I have a math problem:

I want to calculate how many pips away from my trade I put the stop loss so that if that stop loss is met, I will loose no more than 1% of my account.

The account will be in USD and I will only be dealing with USD currency pairs (ie, USD/CHF, AUD/USD, etc).

With x/USD currency pairs this is easy to calculate: If I have a $500 USD account, 1% is USD$5. Every x/USD currency pair will have USD$0.10 per pip (for micro lots) therefore making the stop loss length $5 / 0.10 = 50 pips away from my trade.
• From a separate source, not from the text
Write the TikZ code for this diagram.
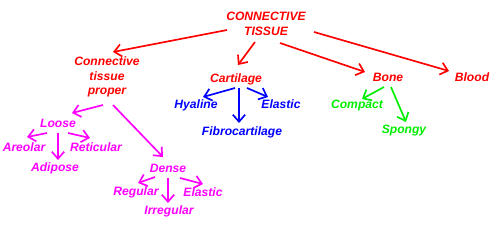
\documentclass[tikz,border=0pt]{standalone}
\usepackage{fontspec}
\setmainfont{Liberation Sans}
\usetikzlibrary{arrows.meta,calc}
\definecolor{ctRed}{HTML}{FF0000}
\definecolor{ctBlue}{HTML}{0000FF}
\definecolor{ctGreen}{HTML}{00EE00}
\definecolor{ctMagenta}{HTML}{FF00FF}

\begin{document}
\begin{tikzpicture}[
  x=0.02cm, y=-0.02cm,
  every node/.style={inner sep=0pt, align=center,
                     font=\fontsize{6.9}{8.2}\selectfont\bfseries\itshape},
  link/.style={line width=0.95pt, -{Straight Barb[length=4pt,width=7pt]}},
]
\useasboundingbox (0,0) rectangle (504,250);

\node[ctRed] (ct)   at (266,24)  {CONNECTIVE\\TISSUE};
\node[ctRed] (ctp)  at (107,77)  {Connective\\tissue\\proper};
\node[ctRed] (cart) at (236,79)  {Cartilage};
\node[ctRed] (bone) at (388,77)  {Bone};
\node[ctRed] (blood) at (472,77) {Blood};

\node[ctBlue] (hyal) at (196,105)  {Hyaline};
\node[ctBlue] (elas) at (281,104)  {Elastic};
\node[ctBlue] (fibro) at (242,132) {Fibrocartilage};

\node[ctGreen] (comp) at (357,106) {Compact};
\node[ctGreen] (spon) at (404,131) {Spongy};

\node[ctMagenta] (loose) at (58,123)  {Loose};
\node[ctMagenta] (areo)  at (24,147)  {Areolar};
\node[ctMagenta] (reti)  at (96,147)  {Reticular};
\node[ctMagenta] (adip)  at (55,168)  {Adipose};
\node[ctMagenta] (dense) at (168,168) {Dense};
\node[ctMagenta] (regu)  at (136,192) {Regular};
\node[ctMagenta] (irre)  at (169,211) {Irregular};
\node[ctMagenta] (elas2) at (203,192) {Elastic};

\draw[link,ctRed] ($(ct)+(-39,6)$)  -- ($(ctp)+(6,-25)$);
\draw[link,ctRed] ($(ct)+(-11,18)$) -- ($(cart)+(2,-14)$);
\draw[link,ctRed] ($(ct)+(14,19)$)  -- ($(bone)+(-23,-5)$);
\draw[link,ctRed] ($(ct)+(48,8)$)   -- ($(blood)+(-23,-6)$);

\draw[link,ctBlue] ($(cart)+(-1,9)$) -- ($(hyal)+(7,-8)$);
\draw[link,ctBlue] ($(cart)+(3,9)$)  -- ($(fibro)+(-3,-9)$);
\draw[link,ctBlue] ($(cart)+(11,9)$) -- ($(elas)+(-13,-7)$);

\draw[link,ctGreen] ($(bone)+(-4,10)$) -- ($(comp)+(5,-7)$);
\draw[link,ctGreen] ($(bone)+(3,10)$)  -- ($(spon)+(2,-9)$);

\draw[link,ctMagenta] ($(ctp)+(-4,28)$) -- ($(loose)+(14,-10)$);
\draw[link,ctMagenta] ($(ctp)+(6,28)$)  -- ($(dense)+(-5,-11)$);
\draw[link,ctMagenta] ($(loose)+(-11,10)$) -- ($(areo)+(3,-10)$);
\draw[link,ctMagenta] ($(loose)+(0,10)$)   -- ($(adip)+(3,-8)$);
\draw[link,ctMagenta] ($(loose)+(10,10)$)  -- ($(reti)+(-6,-9)$);
\draw[link,ctMagenta] ($(dense)+(-13,9)$)  -- ($(regu)+(2,-9)$);
\draw[link,ctMagenta] ($(dense)+(0,10)$)   -- ($(irre)+(-1,-8)$);
\draw[link,ctMagenta] ($(dense)+(12,10)$)  -- ($(elas2)+(0,-8)$);
\end{tikzpicture}
\end{document}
But, with USD/x currency pairs it gets weird. Basically I have to know how many pips away from the trade to equal USD$5 if it is reached. But as the pip amount moves away, the rate changes, thus changing the conversion back to USD. So essentially, the USD$ per pip changes based on how many pips away the stop loss is put, but on the other hand, the USD$ per pip affects how many pips away it has to be for it to equal a USD$5 loss.

Any math gurus out there who know the formula to calculate this?

To clarify:

I want x pips * USD$ per pip = 1% of the account. This is where the stop loss will be placed. Calculating it is easy for x/USD currency pairs, but not for USD/x currency pairs.

Thanks heaps for any help that's offered. This is driving me nuts... lol.